The city will invest $10 million at five New York City Housing Authority developments in Queens, Brooklyn and the Bronx to provide high-speed broadband service.
Mayor Bill de Blasio and other officials announced the initiative Thursday at the Mott Haven Houses in the Bronx, 1010 WINS' Mona Rivera reported.
U.S. Housing Secretary Julian Castro said the federal government will help the city with the initiative. Also, private companies are donating technology, including Sprint, which will make mobile Wi-Fi devices available to NYCHA households in the Bronx with school-aged children.

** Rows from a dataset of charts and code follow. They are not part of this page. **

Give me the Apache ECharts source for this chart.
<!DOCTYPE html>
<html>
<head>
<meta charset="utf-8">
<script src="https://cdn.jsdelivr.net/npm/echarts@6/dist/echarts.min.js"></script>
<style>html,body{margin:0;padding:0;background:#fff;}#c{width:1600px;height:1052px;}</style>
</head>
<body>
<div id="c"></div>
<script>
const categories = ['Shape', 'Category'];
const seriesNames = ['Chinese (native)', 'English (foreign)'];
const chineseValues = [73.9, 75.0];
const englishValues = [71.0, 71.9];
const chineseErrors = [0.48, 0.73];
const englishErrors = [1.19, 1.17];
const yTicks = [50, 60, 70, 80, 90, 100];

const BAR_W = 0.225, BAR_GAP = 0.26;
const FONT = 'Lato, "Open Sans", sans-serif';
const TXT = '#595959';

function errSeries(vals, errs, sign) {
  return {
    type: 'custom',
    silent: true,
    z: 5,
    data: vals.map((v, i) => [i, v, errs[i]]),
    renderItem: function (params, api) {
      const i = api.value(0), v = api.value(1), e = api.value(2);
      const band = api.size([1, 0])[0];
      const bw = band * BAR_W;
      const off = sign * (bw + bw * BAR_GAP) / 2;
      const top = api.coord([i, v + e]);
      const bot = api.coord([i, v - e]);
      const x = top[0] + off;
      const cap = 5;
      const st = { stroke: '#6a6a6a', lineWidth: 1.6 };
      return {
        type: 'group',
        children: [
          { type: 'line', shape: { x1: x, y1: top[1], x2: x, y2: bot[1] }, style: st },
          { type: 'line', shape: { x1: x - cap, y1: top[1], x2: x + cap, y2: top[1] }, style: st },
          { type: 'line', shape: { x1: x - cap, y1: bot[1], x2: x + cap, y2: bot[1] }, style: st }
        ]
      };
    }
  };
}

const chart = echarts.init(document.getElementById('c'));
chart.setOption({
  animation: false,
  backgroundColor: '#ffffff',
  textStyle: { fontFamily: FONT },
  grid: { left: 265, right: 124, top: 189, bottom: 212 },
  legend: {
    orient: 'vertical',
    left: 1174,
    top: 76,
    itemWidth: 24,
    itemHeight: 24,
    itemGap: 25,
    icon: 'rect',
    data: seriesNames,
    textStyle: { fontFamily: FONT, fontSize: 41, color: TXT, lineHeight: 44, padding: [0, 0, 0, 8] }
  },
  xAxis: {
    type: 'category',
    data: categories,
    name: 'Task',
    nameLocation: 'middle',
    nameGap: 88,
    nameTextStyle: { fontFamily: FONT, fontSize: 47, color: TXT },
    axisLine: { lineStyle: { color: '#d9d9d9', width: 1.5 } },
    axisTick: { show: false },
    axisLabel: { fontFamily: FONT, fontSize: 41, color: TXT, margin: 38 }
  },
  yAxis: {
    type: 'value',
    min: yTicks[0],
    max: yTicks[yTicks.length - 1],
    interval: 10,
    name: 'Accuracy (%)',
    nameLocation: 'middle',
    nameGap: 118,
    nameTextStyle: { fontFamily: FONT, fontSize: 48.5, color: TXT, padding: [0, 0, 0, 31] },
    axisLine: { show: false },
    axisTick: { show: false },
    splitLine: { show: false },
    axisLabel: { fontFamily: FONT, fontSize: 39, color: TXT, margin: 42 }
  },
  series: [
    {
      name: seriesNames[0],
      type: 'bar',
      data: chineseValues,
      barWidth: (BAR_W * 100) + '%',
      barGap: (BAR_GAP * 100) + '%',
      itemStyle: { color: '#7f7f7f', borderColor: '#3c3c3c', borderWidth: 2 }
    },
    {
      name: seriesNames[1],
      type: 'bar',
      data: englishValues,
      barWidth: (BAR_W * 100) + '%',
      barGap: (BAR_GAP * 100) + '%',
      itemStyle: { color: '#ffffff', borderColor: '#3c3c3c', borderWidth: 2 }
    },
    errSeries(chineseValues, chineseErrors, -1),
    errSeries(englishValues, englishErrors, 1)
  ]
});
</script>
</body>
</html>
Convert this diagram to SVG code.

Twenty-two percent of New York City households do not have Internet service at home, and 36 percent of households below the poverty line lack it, according to the Center for Economic Opportunity.
"You need access to the Internet to get your homework done," Castro told reporters, including WCBS 880's Ginny Kosola. "You need access to the Internet later in life to apply for a job."
The program will begin next year at the Queensbridge North Houses and Queensbridge South Houses in Long Island City. Networks will then be added at the Red Hook East Houses and Red Hook West Houses in Brooklyn, and Mott Haven Houses.
About 16,000 residents live in the the five impacted housing developments.
"We're going to keep going toward that goal, reaching toward that goal of a truly connected city," de Blasio said.
But Jose Rodan, who has a two-bedroom apartment at Mott Haven, is skeptical. He said he's worried about privacy and security.
"It'll be free, but there has to be a catch to that," he told Rivera.